= Task instructions =
Find the line with "Emit a component" and the line with "37.6, 52.3, 67.6];", then repeat both of them and every line in between exactly. Omit the pictures.

= Given data =
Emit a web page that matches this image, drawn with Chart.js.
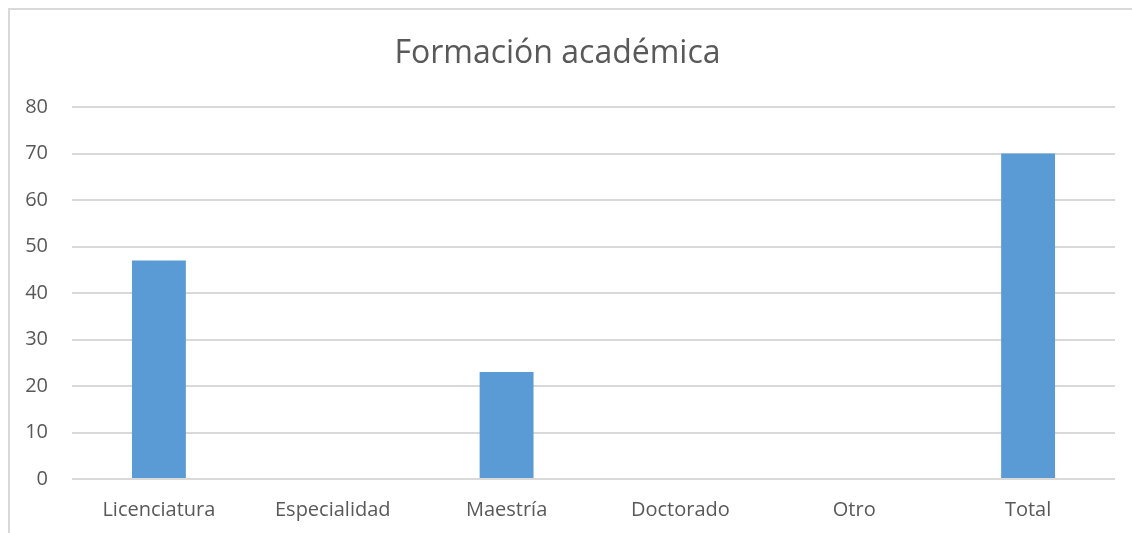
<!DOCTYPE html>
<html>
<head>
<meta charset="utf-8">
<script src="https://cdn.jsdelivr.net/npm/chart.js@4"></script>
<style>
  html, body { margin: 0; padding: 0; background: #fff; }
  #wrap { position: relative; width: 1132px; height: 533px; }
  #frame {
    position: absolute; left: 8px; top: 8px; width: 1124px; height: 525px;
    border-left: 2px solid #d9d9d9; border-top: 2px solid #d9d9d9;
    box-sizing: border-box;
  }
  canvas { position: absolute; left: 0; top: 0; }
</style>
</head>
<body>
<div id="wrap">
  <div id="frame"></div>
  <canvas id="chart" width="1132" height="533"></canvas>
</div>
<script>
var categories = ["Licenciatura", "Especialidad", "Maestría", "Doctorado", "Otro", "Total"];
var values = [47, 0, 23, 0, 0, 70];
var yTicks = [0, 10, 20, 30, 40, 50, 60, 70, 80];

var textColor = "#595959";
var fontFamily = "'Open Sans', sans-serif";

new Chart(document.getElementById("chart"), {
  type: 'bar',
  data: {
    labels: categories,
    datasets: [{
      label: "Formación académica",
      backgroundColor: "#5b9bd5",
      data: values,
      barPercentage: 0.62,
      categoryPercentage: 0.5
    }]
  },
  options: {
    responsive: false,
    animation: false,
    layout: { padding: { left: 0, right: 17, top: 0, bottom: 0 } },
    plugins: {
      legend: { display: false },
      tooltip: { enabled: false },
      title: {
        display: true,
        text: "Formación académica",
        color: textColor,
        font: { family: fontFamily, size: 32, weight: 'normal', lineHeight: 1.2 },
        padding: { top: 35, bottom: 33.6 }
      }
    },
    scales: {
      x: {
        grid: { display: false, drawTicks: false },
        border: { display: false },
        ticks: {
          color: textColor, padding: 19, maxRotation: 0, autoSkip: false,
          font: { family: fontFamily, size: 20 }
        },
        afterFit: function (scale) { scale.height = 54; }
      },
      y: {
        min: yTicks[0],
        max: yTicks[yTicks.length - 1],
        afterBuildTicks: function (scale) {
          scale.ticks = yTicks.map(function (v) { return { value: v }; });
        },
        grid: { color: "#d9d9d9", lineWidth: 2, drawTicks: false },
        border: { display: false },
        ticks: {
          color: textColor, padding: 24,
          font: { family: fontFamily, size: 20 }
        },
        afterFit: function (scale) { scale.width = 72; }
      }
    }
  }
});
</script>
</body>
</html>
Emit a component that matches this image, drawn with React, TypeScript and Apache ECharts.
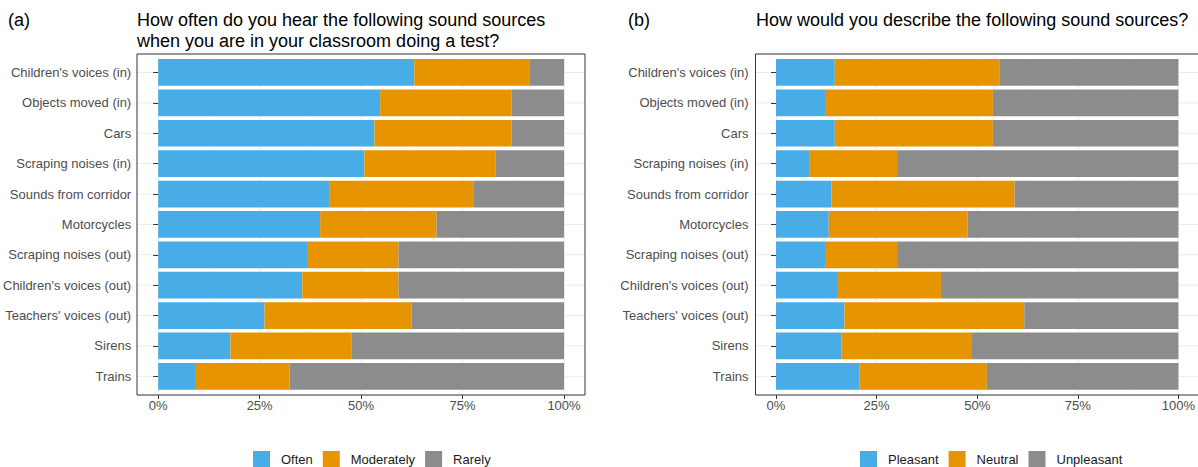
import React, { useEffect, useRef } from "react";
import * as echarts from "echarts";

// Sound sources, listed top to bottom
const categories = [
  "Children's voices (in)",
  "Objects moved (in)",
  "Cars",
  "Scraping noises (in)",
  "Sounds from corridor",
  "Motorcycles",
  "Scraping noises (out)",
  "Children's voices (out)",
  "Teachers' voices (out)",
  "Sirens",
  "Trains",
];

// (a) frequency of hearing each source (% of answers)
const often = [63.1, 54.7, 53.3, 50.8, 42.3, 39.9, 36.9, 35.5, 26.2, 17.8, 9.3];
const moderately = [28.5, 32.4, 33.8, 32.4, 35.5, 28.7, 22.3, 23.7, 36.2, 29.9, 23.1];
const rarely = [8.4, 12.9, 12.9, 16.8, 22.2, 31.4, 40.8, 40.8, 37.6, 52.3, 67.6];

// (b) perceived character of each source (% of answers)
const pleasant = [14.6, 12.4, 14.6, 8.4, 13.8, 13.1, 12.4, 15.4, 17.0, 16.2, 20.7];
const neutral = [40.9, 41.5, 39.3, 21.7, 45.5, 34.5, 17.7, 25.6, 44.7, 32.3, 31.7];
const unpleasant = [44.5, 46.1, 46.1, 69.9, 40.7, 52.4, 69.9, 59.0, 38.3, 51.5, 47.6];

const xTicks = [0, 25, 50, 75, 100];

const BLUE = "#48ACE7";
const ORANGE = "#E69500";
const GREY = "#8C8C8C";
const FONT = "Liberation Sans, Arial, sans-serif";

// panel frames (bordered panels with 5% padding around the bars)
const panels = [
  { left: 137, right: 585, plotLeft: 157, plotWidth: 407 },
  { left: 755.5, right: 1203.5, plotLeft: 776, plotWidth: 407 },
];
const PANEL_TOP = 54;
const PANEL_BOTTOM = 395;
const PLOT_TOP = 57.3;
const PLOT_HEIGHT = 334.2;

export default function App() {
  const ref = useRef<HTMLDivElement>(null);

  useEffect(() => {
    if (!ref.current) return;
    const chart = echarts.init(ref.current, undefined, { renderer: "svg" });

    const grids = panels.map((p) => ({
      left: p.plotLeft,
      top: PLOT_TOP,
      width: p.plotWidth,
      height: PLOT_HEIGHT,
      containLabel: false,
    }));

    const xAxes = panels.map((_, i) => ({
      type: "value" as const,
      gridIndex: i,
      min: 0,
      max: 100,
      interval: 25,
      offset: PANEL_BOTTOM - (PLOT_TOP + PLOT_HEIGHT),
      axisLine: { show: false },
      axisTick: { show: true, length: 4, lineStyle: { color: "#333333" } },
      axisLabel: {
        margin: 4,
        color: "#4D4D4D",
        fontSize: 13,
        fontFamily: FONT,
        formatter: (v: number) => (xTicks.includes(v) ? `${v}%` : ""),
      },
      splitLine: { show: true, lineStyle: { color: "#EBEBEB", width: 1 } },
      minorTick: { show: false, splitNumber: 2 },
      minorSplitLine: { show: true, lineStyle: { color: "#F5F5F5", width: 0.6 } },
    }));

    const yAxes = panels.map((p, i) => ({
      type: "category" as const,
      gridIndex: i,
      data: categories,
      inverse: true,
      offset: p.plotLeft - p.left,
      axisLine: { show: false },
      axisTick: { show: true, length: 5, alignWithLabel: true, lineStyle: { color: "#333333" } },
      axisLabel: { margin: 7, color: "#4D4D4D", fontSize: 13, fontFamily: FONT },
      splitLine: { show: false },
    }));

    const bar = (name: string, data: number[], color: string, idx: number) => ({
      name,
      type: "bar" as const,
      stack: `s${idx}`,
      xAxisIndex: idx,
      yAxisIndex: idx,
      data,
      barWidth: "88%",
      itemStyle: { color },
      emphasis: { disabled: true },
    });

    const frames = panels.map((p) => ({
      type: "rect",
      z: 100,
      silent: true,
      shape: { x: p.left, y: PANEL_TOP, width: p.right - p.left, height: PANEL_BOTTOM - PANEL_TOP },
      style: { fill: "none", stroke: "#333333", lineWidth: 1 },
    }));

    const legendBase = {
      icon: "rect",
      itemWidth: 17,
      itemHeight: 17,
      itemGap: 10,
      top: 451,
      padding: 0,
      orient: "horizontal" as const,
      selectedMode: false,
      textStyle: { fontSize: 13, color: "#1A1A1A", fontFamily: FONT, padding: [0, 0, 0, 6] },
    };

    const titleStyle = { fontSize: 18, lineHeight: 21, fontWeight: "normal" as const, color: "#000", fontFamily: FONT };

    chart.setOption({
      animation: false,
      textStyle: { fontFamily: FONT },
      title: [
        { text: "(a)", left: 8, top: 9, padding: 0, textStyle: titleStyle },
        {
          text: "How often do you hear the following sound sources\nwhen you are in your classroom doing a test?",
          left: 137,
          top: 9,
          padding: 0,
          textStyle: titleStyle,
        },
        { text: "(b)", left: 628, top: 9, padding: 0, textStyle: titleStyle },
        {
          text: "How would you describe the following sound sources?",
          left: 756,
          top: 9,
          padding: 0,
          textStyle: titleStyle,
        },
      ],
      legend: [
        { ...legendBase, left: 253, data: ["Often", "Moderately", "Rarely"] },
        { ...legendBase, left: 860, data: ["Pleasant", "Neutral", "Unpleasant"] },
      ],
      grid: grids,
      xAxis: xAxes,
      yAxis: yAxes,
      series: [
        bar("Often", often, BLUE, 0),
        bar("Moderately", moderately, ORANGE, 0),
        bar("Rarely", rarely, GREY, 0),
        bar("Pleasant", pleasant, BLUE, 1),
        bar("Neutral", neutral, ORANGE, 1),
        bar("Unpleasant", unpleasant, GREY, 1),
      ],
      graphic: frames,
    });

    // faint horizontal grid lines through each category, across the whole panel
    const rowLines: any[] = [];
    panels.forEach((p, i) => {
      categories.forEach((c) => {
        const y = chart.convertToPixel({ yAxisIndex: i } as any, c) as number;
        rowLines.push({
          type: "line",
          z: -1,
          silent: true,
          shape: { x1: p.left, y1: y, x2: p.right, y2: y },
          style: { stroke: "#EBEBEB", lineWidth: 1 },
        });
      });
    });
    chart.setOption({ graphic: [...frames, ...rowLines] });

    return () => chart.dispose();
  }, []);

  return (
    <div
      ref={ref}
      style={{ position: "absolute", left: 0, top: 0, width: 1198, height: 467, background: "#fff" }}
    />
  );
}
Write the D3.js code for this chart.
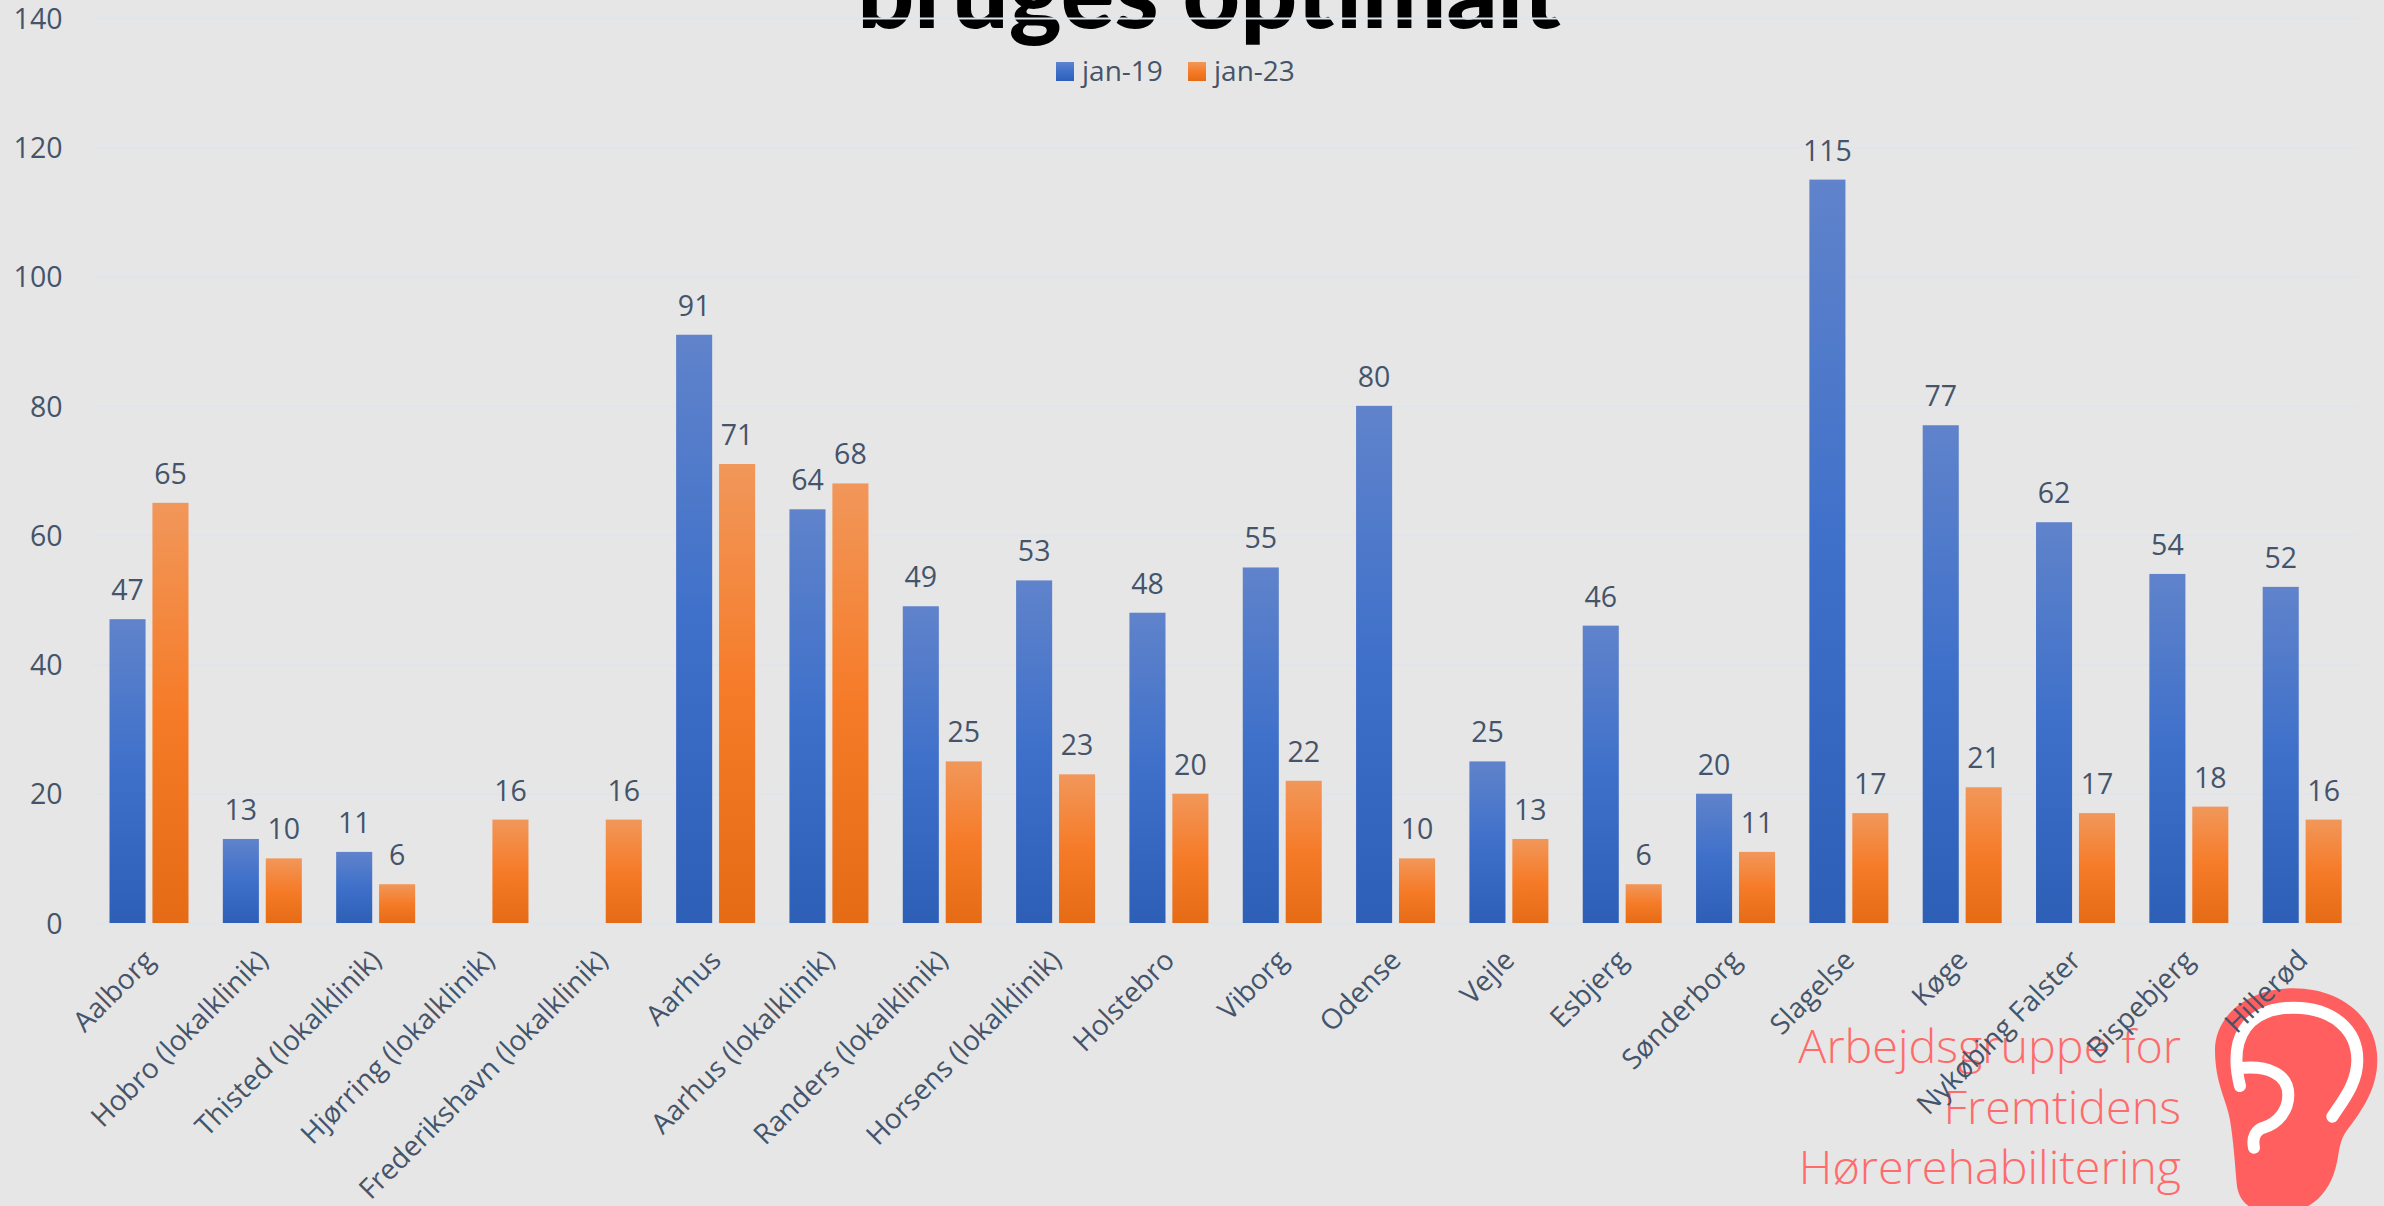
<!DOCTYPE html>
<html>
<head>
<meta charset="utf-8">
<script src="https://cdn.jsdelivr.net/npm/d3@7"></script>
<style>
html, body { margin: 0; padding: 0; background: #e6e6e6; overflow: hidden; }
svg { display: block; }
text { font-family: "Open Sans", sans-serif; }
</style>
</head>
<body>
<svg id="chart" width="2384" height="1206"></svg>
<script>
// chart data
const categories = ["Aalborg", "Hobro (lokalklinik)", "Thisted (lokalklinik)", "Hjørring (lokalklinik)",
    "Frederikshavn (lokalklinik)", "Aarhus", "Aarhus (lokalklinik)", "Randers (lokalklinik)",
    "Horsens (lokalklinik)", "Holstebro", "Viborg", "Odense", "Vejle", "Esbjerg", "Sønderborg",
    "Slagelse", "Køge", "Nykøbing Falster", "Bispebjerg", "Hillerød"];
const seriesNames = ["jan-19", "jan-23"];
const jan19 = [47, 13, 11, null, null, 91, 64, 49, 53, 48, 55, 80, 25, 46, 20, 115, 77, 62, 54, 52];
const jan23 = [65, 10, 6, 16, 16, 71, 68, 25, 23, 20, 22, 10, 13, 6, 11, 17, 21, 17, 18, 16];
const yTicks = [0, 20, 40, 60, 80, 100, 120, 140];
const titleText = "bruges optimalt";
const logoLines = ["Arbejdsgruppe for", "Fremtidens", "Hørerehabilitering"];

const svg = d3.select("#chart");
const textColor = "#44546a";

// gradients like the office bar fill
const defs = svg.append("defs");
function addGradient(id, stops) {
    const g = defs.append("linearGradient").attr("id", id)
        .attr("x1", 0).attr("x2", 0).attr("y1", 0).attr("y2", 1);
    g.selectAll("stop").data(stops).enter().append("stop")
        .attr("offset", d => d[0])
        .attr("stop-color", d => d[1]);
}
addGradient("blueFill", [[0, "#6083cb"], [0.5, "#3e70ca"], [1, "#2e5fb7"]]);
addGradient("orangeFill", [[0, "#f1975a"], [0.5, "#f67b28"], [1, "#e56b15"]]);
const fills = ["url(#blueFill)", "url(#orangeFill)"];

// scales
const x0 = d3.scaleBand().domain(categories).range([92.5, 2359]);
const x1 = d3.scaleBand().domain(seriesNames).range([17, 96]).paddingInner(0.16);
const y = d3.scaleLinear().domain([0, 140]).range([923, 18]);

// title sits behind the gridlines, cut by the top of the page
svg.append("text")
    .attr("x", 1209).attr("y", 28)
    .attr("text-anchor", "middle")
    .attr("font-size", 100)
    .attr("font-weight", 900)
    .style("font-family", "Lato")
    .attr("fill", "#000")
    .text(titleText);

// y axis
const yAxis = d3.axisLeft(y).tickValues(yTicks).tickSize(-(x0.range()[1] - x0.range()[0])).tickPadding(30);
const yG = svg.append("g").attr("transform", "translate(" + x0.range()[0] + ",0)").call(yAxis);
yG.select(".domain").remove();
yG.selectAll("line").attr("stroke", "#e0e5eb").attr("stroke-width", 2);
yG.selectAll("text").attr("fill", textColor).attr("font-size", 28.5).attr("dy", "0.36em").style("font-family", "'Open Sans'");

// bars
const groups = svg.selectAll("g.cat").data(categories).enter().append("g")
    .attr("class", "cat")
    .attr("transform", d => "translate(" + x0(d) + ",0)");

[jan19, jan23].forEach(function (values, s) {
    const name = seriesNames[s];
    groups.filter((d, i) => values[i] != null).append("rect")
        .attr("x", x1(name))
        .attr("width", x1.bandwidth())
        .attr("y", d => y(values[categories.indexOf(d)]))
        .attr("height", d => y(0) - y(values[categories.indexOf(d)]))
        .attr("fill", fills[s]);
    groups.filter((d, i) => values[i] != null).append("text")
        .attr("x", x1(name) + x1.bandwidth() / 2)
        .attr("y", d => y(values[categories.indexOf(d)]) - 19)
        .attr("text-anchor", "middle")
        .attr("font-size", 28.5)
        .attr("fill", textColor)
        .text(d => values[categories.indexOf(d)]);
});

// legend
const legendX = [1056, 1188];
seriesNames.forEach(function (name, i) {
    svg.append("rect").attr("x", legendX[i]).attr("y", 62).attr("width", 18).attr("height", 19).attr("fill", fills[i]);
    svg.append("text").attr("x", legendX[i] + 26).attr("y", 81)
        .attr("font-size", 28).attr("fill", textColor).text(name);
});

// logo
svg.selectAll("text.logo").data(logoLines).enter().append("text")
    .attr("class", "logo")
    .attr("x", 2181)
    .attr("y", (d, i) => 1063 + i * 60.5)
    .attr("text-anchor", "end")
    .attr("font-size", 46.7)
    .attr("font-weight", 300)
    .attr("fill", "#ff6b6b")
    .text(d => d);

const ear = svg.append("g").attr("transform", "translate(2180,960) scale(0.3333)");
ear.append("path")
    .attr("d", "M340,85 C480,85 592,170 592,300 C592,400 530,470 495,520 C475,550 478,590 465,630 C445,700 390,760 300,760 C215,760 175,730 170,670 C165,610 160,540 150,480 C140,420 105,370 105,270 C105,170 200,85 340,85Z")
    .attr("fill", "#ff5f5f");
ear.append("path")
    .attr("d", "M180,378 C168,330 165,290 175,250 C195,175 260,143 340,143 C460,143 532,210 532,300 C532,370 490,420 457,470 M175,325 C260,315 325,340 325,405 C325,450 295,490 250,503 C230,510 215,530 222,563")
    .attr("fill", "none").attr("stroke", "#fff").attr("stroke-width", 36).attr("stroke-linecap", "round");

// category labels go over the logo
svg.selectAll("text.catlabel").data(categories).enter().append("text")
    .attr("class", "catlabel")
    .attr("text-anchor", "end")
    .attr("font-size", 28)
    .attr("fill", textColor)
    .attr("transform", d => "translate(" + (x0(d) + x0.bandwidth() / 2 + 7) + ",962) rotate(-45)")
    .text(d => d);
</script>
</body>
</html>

= Response =
Emit a component that matches this image, drawn with React, TypeScript and Apache ECharts.
import React, { useEffect, useRef } from "react";
import * as echarts from "echarts";

// Sound sources, listed top to bottom
const categories = [
  "Children's voices (in)",
  "Objects moved (in)",
  "Cars",
  "Scraping noises (in)",
  "Sounds from corridor",
  "Motorcycles",
  "Scraping noises (out)",
  "Children's voices (out)",
  "Teachers' voices (out)",
  "Sirens",
  "Trains",
];

// (a) frequency of hearing each source (% of answers)
const often = [63.1, 54.7, 53.3, 50.8, 42.3, 39.9, 36.9, 35.5, 26.2, 17.8, 9.3];
const moderately = [28.5, 32.4, 33.8, 32.4, 35.5, 28.7, 22.3, 23.7, 36.2, 29.9, 23.1];
const rarely = [8.4, 12.9, 12.9, 16.8, 22.2, 31.4, 40.8, 40.8, 37.6, 52.3, 67.6];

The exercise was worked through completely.